Printmaking

                                            

Overshadowed

                                            

Black and white relief print of a landscape with furrows in the foreground, a doppler radar tower and power lines in the midground, and a mountain gap in the background.
A View of Berryessa Gap

2016. Relief Ink on Masa, 15 1/2” x 19 7/8”.

This print discusses the pervasive intrusion of infrastructure and human development into the natural world. Upon further deliberation, what may appear to be a peaceful landscape turns out to be saturated with infrastructure and human influence. The tower at top left contains a spinning radar dish that is transmitting invisible energy through the air. Power lines are easy to spot. The supposedly natural landscape of furrows only exists because the discipline of agriculture invented it. The mountains in the background perhaps have trees that survive only because of the fire crews that work to prevent wildfires.

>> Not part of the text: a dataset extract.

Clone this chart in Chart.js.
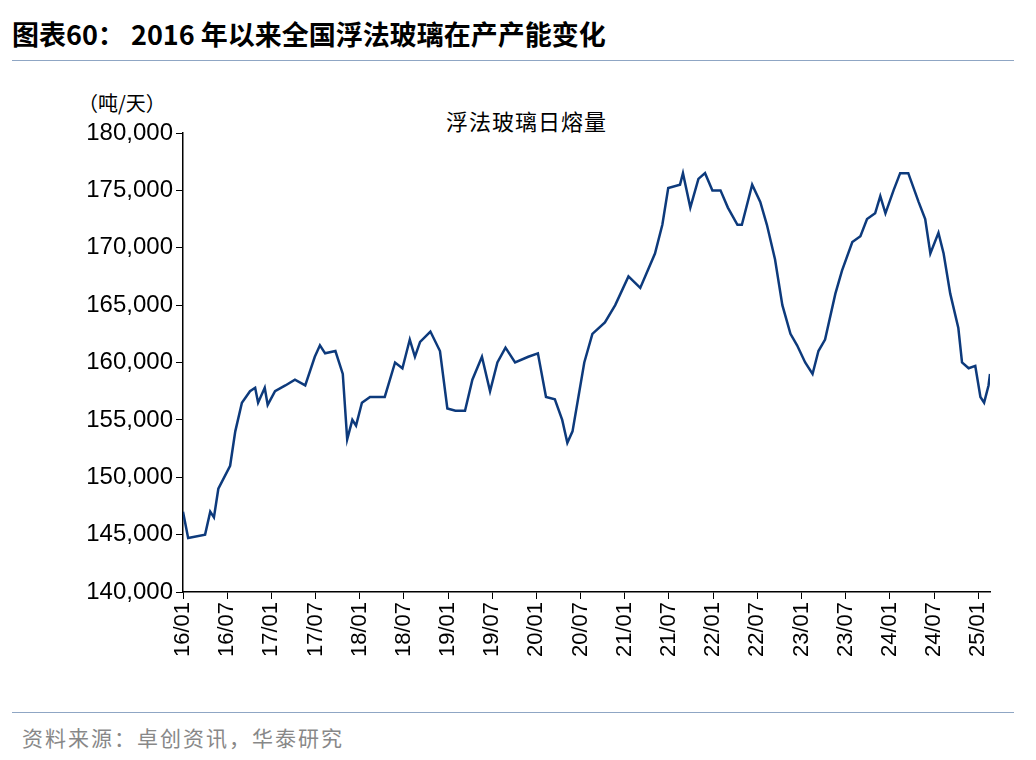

                                            

Beneath the Grid

2016. Relief Ink on Masa, 12” x 16”.

This print superimposes a city grid over a topographic map. The locations are out of context with each other. This gesture is illustrative of the manner in which our urban way of living tends to be dissociated from non-urban aspects of place, such as geology, flora, and fauna. This work also makes use of the apparent layering inherent to printmaking. The city grid bars over the topographic map, suggesting the way such non-urban aspects of place have been locked away and obscured from view.

The process of modernity estranging formerly important aspects of life is reflected in my production method. The blocks (matrices) that produced this work were etched with a laser cutter. This production method, unlike traditional block etching methods, relegates numerous production decisions to software and hides these decisions from all viewers.